No hablaré de cine, porque si lo hiciera tendría que revisar el catálogo de las últimas modas estéticas: exceso de montaje, efectismo, cámara temblequeante, teleobjetivos, regodeo en ocurrencias visuales que no pasan de ingeniosas, sustos triviales con abundancia de falsas alarmas, primerísimos planos de rostros de miradas perdidas o trascendentes, etcétera.
El recibimiento, al menos en España, ha consistido en una curiosa forma de beneplácito que pasaba por interpretar la trama como una suerte de alegoría crítica de las invasiones estadounidenses allende sus fronteras. Hay soldados, zonas de especial protección, tremendismo dramático con los marines de protagonistas, asesinos que desprecian sus propias vidas… Naturalmente, viene a la memoria la zona verde de Bagdad y otros escenarios igualmente tristes.
No vayamos tan deprisa. Es cierto que en muchos pasajes de la película los soldados son una amenaza tan mortífera para los protagonistas como los propios infectados. Sin embargo, no conviene dejar de atender al verdadero desencadenante del conflicto: la catástrofe que se lleva por delante a los quince mil supervivientes y en definitiva extiende el virus más allá del Canal de la Mancha sobreviene a impulsos tan defendibles como la nostalgia de los hermanitos, la piedad o la curiosidad científica.
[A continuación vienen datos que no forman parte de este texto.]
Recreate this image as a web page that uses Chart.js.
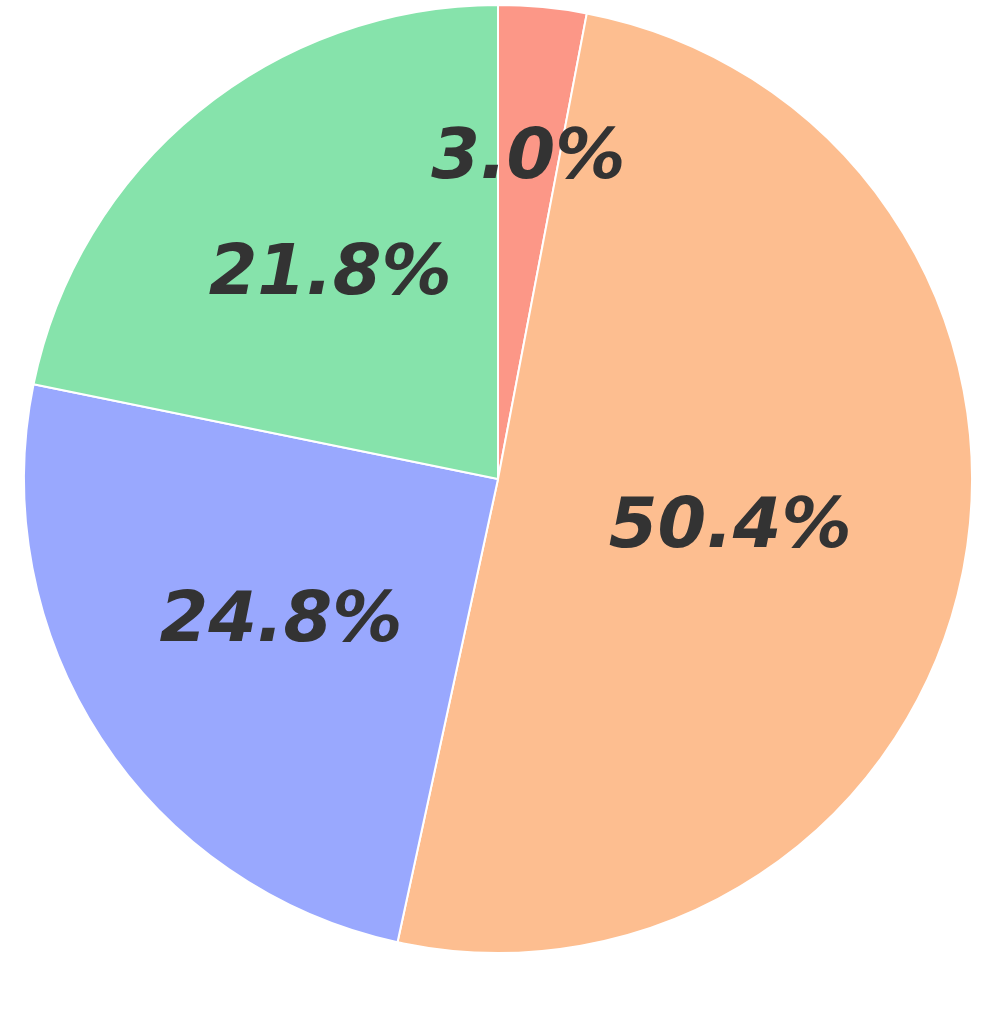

Cuando uno ve en pantalla las variadas escabechinas, no deja de pensar que si no se hubieran forzado y relajado las normas de seguridad —inhumanas, crudelísimas— de la zona de control, si se hubiera obedecido al alto mando que ordenaba la ejecución de la mamita portadora del virus, no habría que afrontar semejantes apuros.
Es una conclusión bastante más cínica, si no completamente inversa, a la que adelantaban apresuradamente unos cuantos comentaristas. Lo siento; últimamente no doy para más.